Time for a…
Blast from the Pabst
When my son was, let’s say 12 (and we’re saying that because i have no idea how old he was), he belonged to a theater “club” that met every Saturday afternoon. The community center was 20 minutes away on foot, and after lunch i would walk him there, come back home for an hour, and then go back to pick him up.
One Saturday, my daughter (and if 12 is the age we’re going with for my son, we’re stuck with 10 for my daughter) decided to walk with me. As we approached the center, she wanted me to hide and surprise my son by showing up alone. i agreed and dutifully waited behind a bush to watch the scene play out.
My son exited the building and was obviously surprised to see my daughter unaccompanied. As they passed in front of my hiding place, i heard her explain that “Dad drank a lot of wine and fell asleep on the sofa, so I came to pick you up by myself.”
And he believed her; after all, why wouldn’t he?
As telling as this story is, the footnote to this story occurred about two months after i went into recovery. i took both of the kids to a teen al-anon meeting at a church here, then waited for them in a cafe. When the meeting was over and we were riding the subway back home, i asked my son what he thought of the meeting and he said he felt that he didn’t really belong there. While other kids told traumatic stories of their parents’ drunken escapades, he said i’d done a rather good job of keeping my drinking from spilling over onto them.

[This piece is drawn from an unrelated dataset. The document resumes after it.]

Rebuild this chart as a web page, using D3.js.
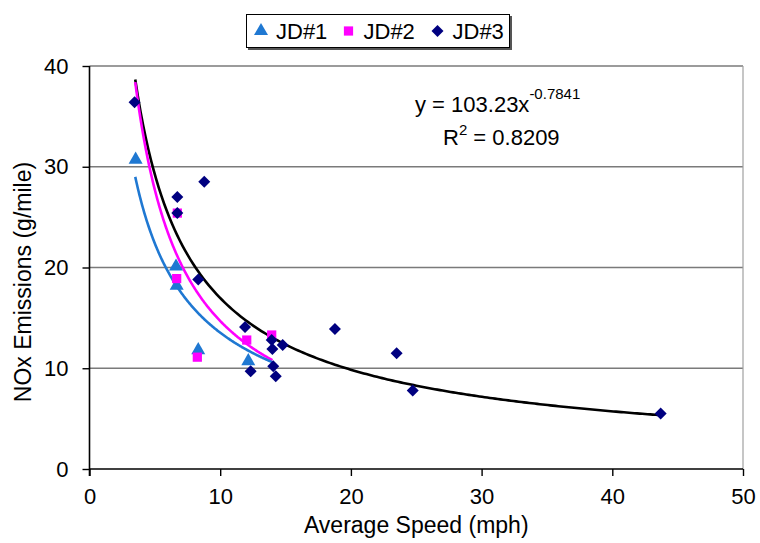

i’ve been sober for over 19 months (still not long enough) and in that time i’ve tried to make up for my down time with my children. i find that i’m more present in my sobriety than i was when i was drinking, and that i have more energy to spend on them and more patience to accord them. i like to think we’re close (my son now lives with me and i have my daughter almost every weekend) and i see they are beginning to trust in my recovery. They are relaxed around me. They make jokes about subjects that could be sensitive considering my drinking life and my bottom, but they feel safe.
i want to be the perfect father. i will never ever be the prefect father. Right now, though, i’m a better father than i was, and my children need that a hell of a lot more than they need perfection.
They never stopped loving me, but now they can look up to me.